Rosenworcel Backs Hill Giving FCC Temporary Authority to Issue 2.5 GHz Licenses
FCC Chairwoman Jessica Rosenworcel endorsed the Senate-passed 5G Spectrum Authority Licensing Enforcement Act (HR-5677/S-2787) and further congressional action to strengthen the FCC’s ability to combat illegal robocalls, according to letters to lawmakers the commission posted online Monday. S-2787 lead sponsor Sen. John Kennedy, R-La., and other backers of the measure have restarted their push for House action on the bill, which would give the FCC authority for 90 days to issue T-Mobile and other winning bidders the licenses they bought in the 2.5 GHz band auction last year (see 2309220057). Senate Communications Subcommittee leaders voiced frustration last month with DOJ’s perceived reluctance to enforce existing anti-robocall statutes (see 2310240065).
“I am encouraged by” the Senate’s September passage of S-2787 and the filing of HR-5677 in the House, Rosenworcel said in letters to Congressional Hispanic Caucus Chair Nanette Barragan, D-Calif., Rep. Anna Eshoo, D-Calif., and three other lawmakers. “Expeditious action on these bills will give the Commission the authority to issue the remaining 2.5 GHz licenses.” Some lawmakers have pressed Rosenworcel to act on the 2.5 GHz under the FCC’s existing authority, but if the commission “were to expend funds to continue to process” those licenses while its general auction authority remains lapsed, “it would put the agency staff at risk of criminal penalties for violating the Antideficiency Act,” she said.
Rosenworcel said enactment of HR-5677/S-2787 “would provide the legal authority needed to resolve the immediate situation with these licenses, [but] it is only a band aid on the larger problem": “We need Congress to renew the Commission’s general spectrum auction authority as soon as possible. This lapse has delayed more than just the grant of remaining 2.5 GHz band licenses; it has slowed” the U.S.’ ability “to advance our historic leadership role on spectrum planning and development issues.” Talks aimed at reaching a deal on a spectrum legislative action have been stalled, with Senate Commerce Committee ranking member Ted Cruz, R-Texas, circulating his draft Spectrum Pipeline Act of 2023 (see 2311220063) as an alternative to the House Commerce Committee-approved Spectrum Auction Reauthorization Act (HR-3565).

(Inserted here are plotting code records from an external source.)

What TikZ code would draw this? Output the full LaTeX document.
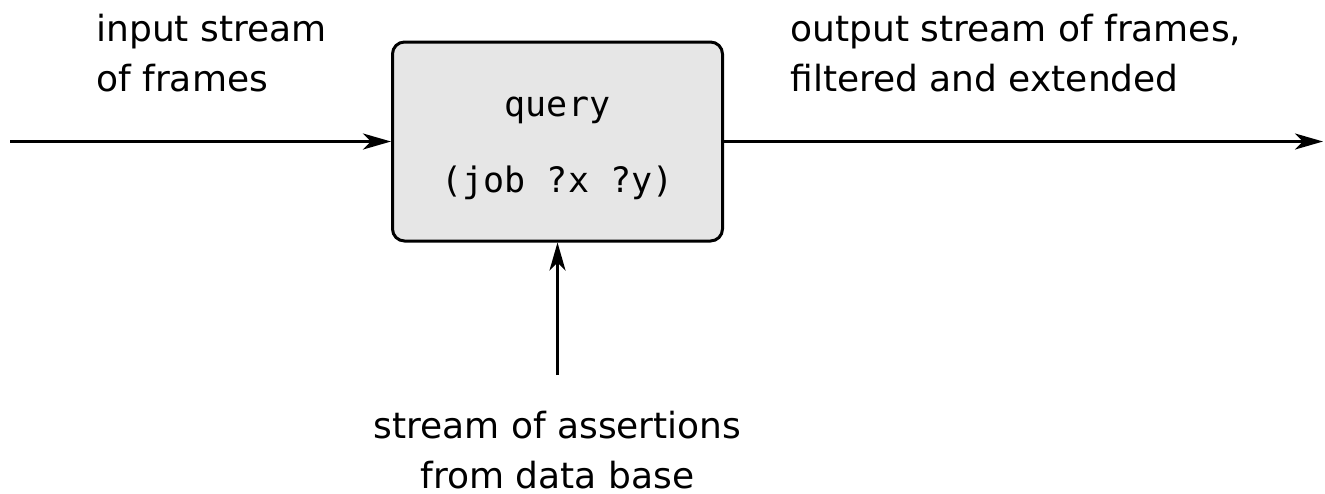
\documentclass[tikz,border=0pt]{standalone}
\usepackage{fontspec}
\setmainfont{DejaVu Sans}
\setmonofont{DejaVu Sans Mono}
\usetikzlibrary{arrows.meta,positioning}
\definecolor{boxfill}{HTML}{E6E6E6}

\begin{document}
\begin{tikzpicture}[x=0.5pt,y=-0.5pt,
    flow/.style={line width=1.5pt,-{Stealth[length=14pt,width=8pt,inset=4pt]}},
    label/.style={font=\fontsize{18}{25}\selectfont,inner sep=0pt}]
  \useasboundingbox (0,0) rectangle (1325,493);

  % Query box
  \node[draw,line width=1.5pt,fill=boxfill,rounded corners=6pt,
        minimum width=165pt,minimum height=99.5pt,align=center,
        font=\ttfamily\fontsize{17.5}{38}\selectfont] (query) at (557.5,141.5)
        {\rule{0pt}{17pt}query\\(job ?x ?y)};

  % Streams
  \coordinate (src) at (10,141.5);
  \coordinate (dst) at (1323,141.5);
  \coordinate (db) at (557.5,375);
  \draw[flow] (src) -- (query.west);
  \draw[flow] (query.east) -- (dst);
  \draw[flow] (db) -- (query.south);

  % Labels
  \node[label,anchor=north west,align=left] (inlabel) at (96,14) {input stream\\of frames};
  \node[label,anchor=north west,align=left] (outlabel) at (790,14) {output stream of frames,\\filtered and extended};
  \node[label,anchor=north,align=center] (dblabel) at (557.5,411) {stream of assertions\\from data base};
\end{tikzpicture}
\end{document}
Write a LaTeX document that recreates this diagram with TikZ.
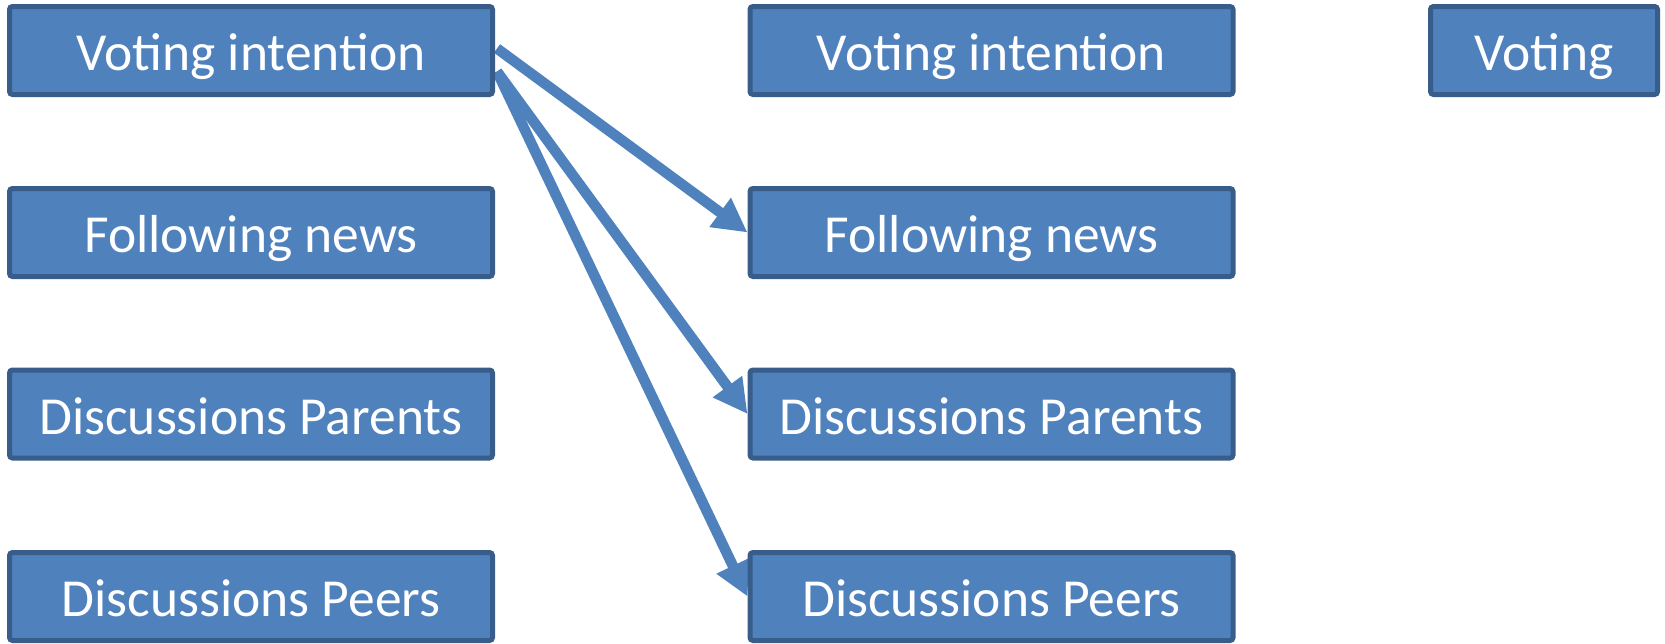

Rosenworcel, meanwhile, emphasized to Rep. Eric Sorensen of Illinois and 35 other Democratic lawmakers that the FCC “would benefit from additional tools from Congress” to address robocalls, including giving the commission “its own authority to pursue” enforcement against bad actors in court independent of DOJ. That “would improve the chances of collecting the penalties we impose” given that the process “gets bogged down” since the FCC is required to send citations to DOJ “to litigate and collect these fines,” she told the lawmakers.
Rosenworcel repeated her call for Congress to legislatively reverse the U.S. Supreme Court's unanimous 2021 ruling in Facebook v. Duguid, which backed a narrow definition of what constitutes an automatic telephone dialing system under the Telephone Consumer Protection Act (see 2104010063). She also urged lawmakers to authorize the FCC “to access Bank Secrecy Act information,” which “would help us identify more quickly the financial records of our targets without giving those targets suspected of scams a heads-up that they are being investigated.”